The main point is that it’s nothing to do with TTS or any other LoRaWAN server code, its all about the firmware. No gateways need be involved either.

andrew58210 · September 1, 2021, 2:58pm

I guess I don’t see how what he proposed will work without some sort of downlink message being generated to tell the node what something about the last “n” number of transmissions received. The node somehow has to know what the server had last received since the outage if you aren’t going to do confirmed uplinks. Excuse my ignorance on this, but I guess I’m trying to figure out how does one automate this downlink generation from the server end so an appropriate downlink message could be sent automatically to the node periodically as he described? The node firmware is trivial, but something must compliment it on the other end to tell the node something in a automated fashion.

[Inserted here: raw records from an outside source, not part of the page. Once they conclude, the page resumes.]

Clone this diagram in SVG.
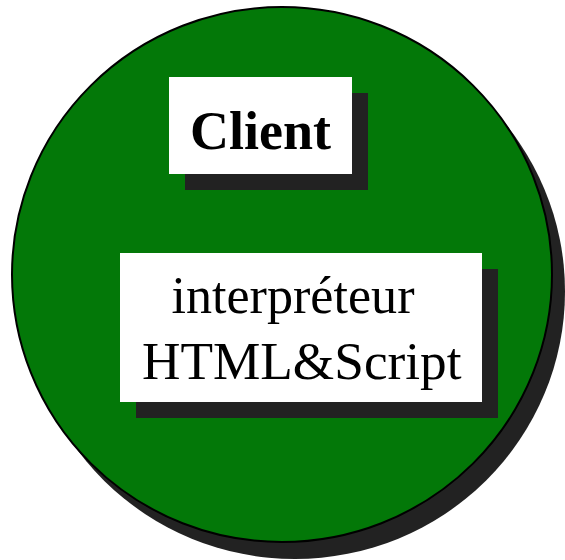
<svg xmlns="http://www.w3.org/2000/svg" width="565" height="560" viewBox="0 0 565 560">
  <style>
    .shadow { fill: #222222; }
    .box { fill: #ffffff; }
    .label { font-family: "Liberation Serif", "Times New Roman", serif; fill: #000000; }
  </style>
  <rect width="565" height="560" fill="#ffffff"/>
  <g id="client-sphere">
    <ellipse class="shadow" cx="295" cy="291.5" rx="270" ry="267.5"/>
    <ellipse cx="282" cy="274.5" rx="270" ry="267.5" fill="#037808" stroke="#000000" stroke-width="2"/>
  </g>
  <g id="client-title">
    <rect class="shadow" x="185" y="93" width="183" height="97"/>
    <rect class="box" x="169" y="77" width="183" height="97"/>
    <text class="label" x="260.5" y="149" font-size="54" font-weight="bold" text-anchor="middle">Client</text>
  </g>
  <g id="interpreter">
    <rect class="shadow" x="136" y="269" width="362" height="149"/>
    <rect class="box" x="120" y="253" width="362" height="149"/>
    <text class="label" x="171.5" y="313" font-size="53" textLength="243" lengthAdjust="spacingAndGlyphs">interpréteur</text>
    <text class="label" x="142" y="379" font-size="53" textLength="319.5" lengthAdjust="spacingAndGlyphs">HTML&amp;Script</text>
  </g>
  <g id="connectors"/>
</svg>
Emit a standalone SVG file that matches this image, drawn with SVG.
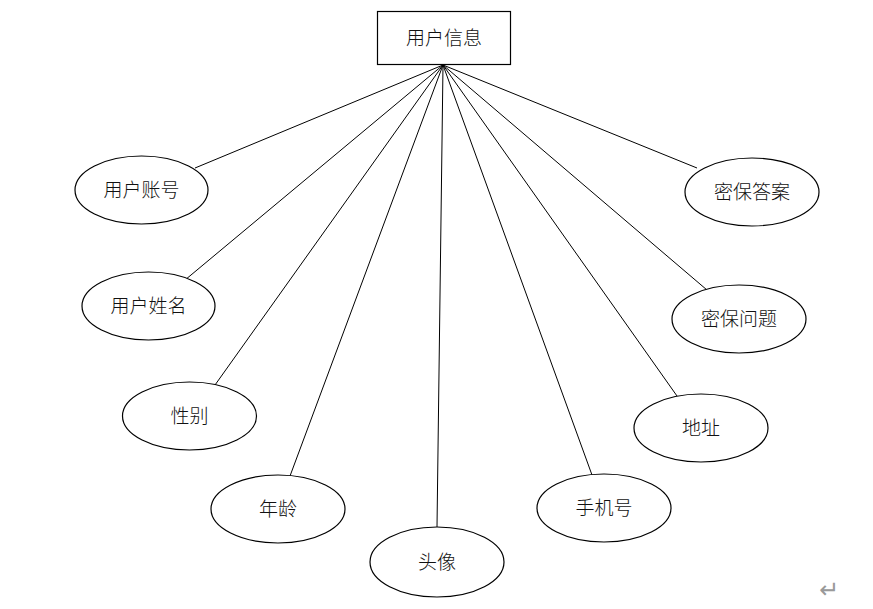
<svg xmlns="http://www.w3.org/2000/svg" width="873" height="609" viewBox="0 0 873 609">
<style>
.n{fill:#fff;stroke:#000;stroke-width:1.2}
.t{font-family:"Noto Sans CJK SC","Noto Sans CJK JP",sans-serif;font-size:19px;font-weight:300;fill:#111;text-anchor:middle;dominant-baseline:central}
.c line{stroke:#000;stroke-width:1}
</style>
<rect width="873" height="609" fill="#fff"/>
<g class="c" id="connectors">
<line x1="443" y1="65" x2="195" y2="168"/>
<line x1="443" y1="65" x2="185" y2="280"/>
<line x1="443" y1="65" x2="215" y2="385"/>
<line x1="443" y1="65" x2="290" y2="476"/>
<line x1="443" y1="65" x2="437" y2="527"/>
<line x1="443" y1="65" x2="592" y2="475"/>
<line x1="443" y1="65" x2="677" y2="396"/>
<line x1="443" y1="65" x2="707" y2="290"/>
<line x1="443" y1="65" x2="697" y2="168"/>
</g>
<g id="user-info"><rect class="n" x="377.5" y="11.5" width="133" height="53"/><text class="t" x="444" y="36">用户信息</text></g>
<g id="account"><ellipse class="n" cx="141.5" cy="190" rx="66.5" ry="34"/><text class="t" x="141.5" y="188">用户账号</text></g>
<g id="name"><ellipse class="n" cx="148.5" cy="306" rx="66.5" ry="34"/><text class="t" x="148.5" y="304">用户姓名</text></g>
<g id="gender"><ellipse class="n" cx="189.5" cy="416" rx="67" ry="34"/><text class="t" x="189.5" y="414">性别</text></g>
<g id="age"><ellipse class="n" cx="278" cy="509" rx="67" ry="34"/><text class="t" x="278" y="507">年龄</text></g>
<g id="avatar"><ellipse class="n" cx="437" cy="562" rx="67" ry="35"/><text class="t" x="437" y="560">头像</text></g>
<g id="phone"><ellipse class="n" cx="604" cy="508" rx="67" ry="34"/><text class="t" x="604" y="506">手机号</text></g>
<g id="address"><ellipse class="n" cx="701" cy="428" rx="67" ry="34"/><text class="t" x="701" y="426">地址</text></g>
<g id="question"><ellipse class="n" cx="739" cy="319" rx="67" ry="34"/><text class="t" x="739" y="317">密保问题</text></g>
<g id="answer"><ellipse class="n" cx="752" cy="192" rx="67" ry="34"/><text class="t" x="752" y="190">密保答案</text></g>
<text x="829" y="590" style="font-family:'DejaVu Sans',sans-serif;font-size:24px;fill:#999;text-anchor:middle;dominant-baseline:central">↵</text>
</svg>
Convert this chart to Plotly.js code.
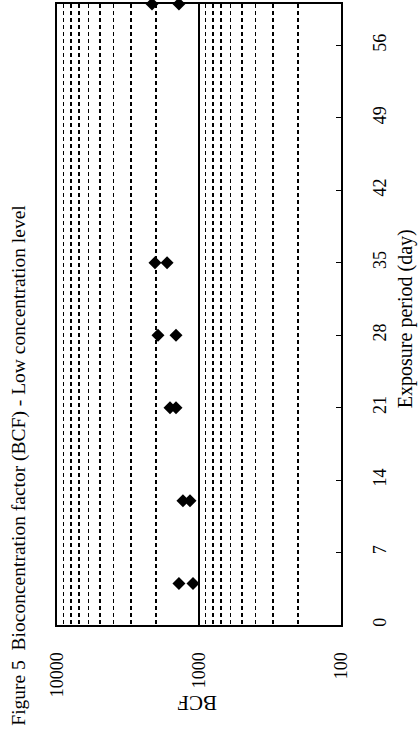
<!DOCTYPE html>
<html>
<head>
<meta charset="utf-8">
<script src="https://cdn.plot.ly/plotly-3.0.1.min.js"></script>
<style>html,body{margin:0;padding:0;background:#fff;}#chart{width:419px;height:738px;}</style>
</head>
<body>
<div id="chart"></div>
<script>
// Exposure period (day) for each measurement
var days = [4, 4, 12, 12, 21, 21, 28, 28, 35, 35, 60, 60];
// Bioconcentration factor values
var bcf = [1384, 1102, 1297, 1157, 1600, 1452, 1945, 1452, 2042, 1679, 2143, 1384];
// Axis ticks
var dayTicks = [0, 7, 14, 21, 28, 35, 42, 49, 56];
var bcfTicks = [100, 1000, 10000];
var bcfTickText = ["100", "1000", "10000"];
var bcfMinor = [200, 300, 400, 500, 600, 700, 800, 900, 2000, 3000, 4000, 5000, 6000, 7000, 8000, 9000];
var titleText = "Figure 5  Bioconcentration factor (BCF) - Low concentration level";
var dayTitle = "Exposure period (day)";
var bcfTitle = "BCF";

var fam = "Liberation Serif, Times New Roman, serif";
var font = {family: fam, size: 18, color: "#000"};

var trace = {
  x: bcf, y: days, type: "scatter", mode: "markers",
  marker: {symbol: "diamond", size: 10, color: "#000"},
  cliponaxis: false, showlegend: false
};

var layout = {
  width: 419, height: 738,
  margin: {l: 57, r: 78, t: 4, b: 113},
  paper_bgcolor: "#fff", plot_bgcolor: "#fff",
  font: font,
  showlegend: false,
  xaxis: {
    type: "log", range: [4, 2],
    tickmode: "array", tickvals: bcfTicks, ticktext: bcfTickText,
    tickangle: -90, ticks: "", ticklabelstandoff: 18,
    showgrid: true, gridcolor: "#000", gridwidth: 1.5,
    showline: true, linecolor: "#000", linewidth: 2, mirror: true,
    zeroline: false,
    minor: {tickmode: "array", tickvals: bcfMinor, showgrid: true, gridcolor: "#000", gridwidth: 1.6, griddash: "4px,3px", ticks: ""},
    tickfont: font
  },
  yaxis: {
    range: [0, 60], side: "right",
    tickmode: "array", tickvals: dayTicks,
    tickangle: -90, ticks: "inside", ticklen: 5, tickcolor: "#000", tickwidth: 1,
    ticklabelstandoff: 21,
    showgrid: false, zeroline: false,
    showline: true, linecolor: "#000", linewidth: 2, mirror: true,
    tickfont: font
  },
  annotations: [
    {text: titleText, xref: "paper", yref: "paper", x: -0.137, y: -0.166,
     xanchor: "center", yanchor: "bottom", textangle: -90, showarrow: false, font: {family: fam, size: 19.5, color: "#000"}},
    {text: dayTitle, xref: "paper", yref: "paper", x: 1.225, y: 0.494,
     xanchor: "center", yanchor: "middle", textangle: -90, showarrow: false, font: {family: fam, size: 20, color: "#000"}},
    {text: bcfTitle, xref: "paper", yref: "paper", x: 0.493, y: -0.1256,
     xanchor: "center", yanchor: "middle", textangle: 180, showarrow: false, font: {family: fam, size: 21, color: "#000"}}
  ]
};

Plotly.newPlot("chart", [trace], layout, {displayModeBar: false, staticPlot: true});
</script>
</body>
</html>
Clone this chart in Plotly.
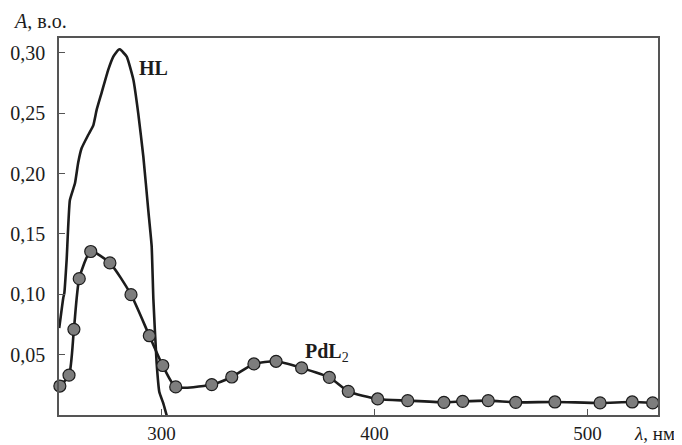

descartes · September 1, 2021, 3:23pm

A device will never know there has been an outage - it should be fat, dumb & happy sending out std uplinks in to the void and every so often, depending on the regional settings, the MAC will send the uplink as confirmed to check connectivity.

All the action is on your server (note, not the TTS server, YOUR server). Your data store will (or should) have the the uplink count (f_cnt), seeing which uplinks are missing should be simple enough.

Then there is a world of possibilities for sending a request to the device - either to get some decimated (summarised) copies or interleaved copies (like an old fashioned JPEG - you get the rough detail and then it comes in to focus) or cherry pick certain ones or just replay them - these have to be packaged so they aren’t misinterpreted as live uplinks and need some sort of sequence counter if the f_cnt isn’t directly available.

To aid this there are compression libraries that allow you to stuff payloads in and get compressed data out without worrying about sleeping. I’ve been getting around half size so with a bit of RAM or even using some flash or external flash/fram you can have quite a history stored in a circular buffer.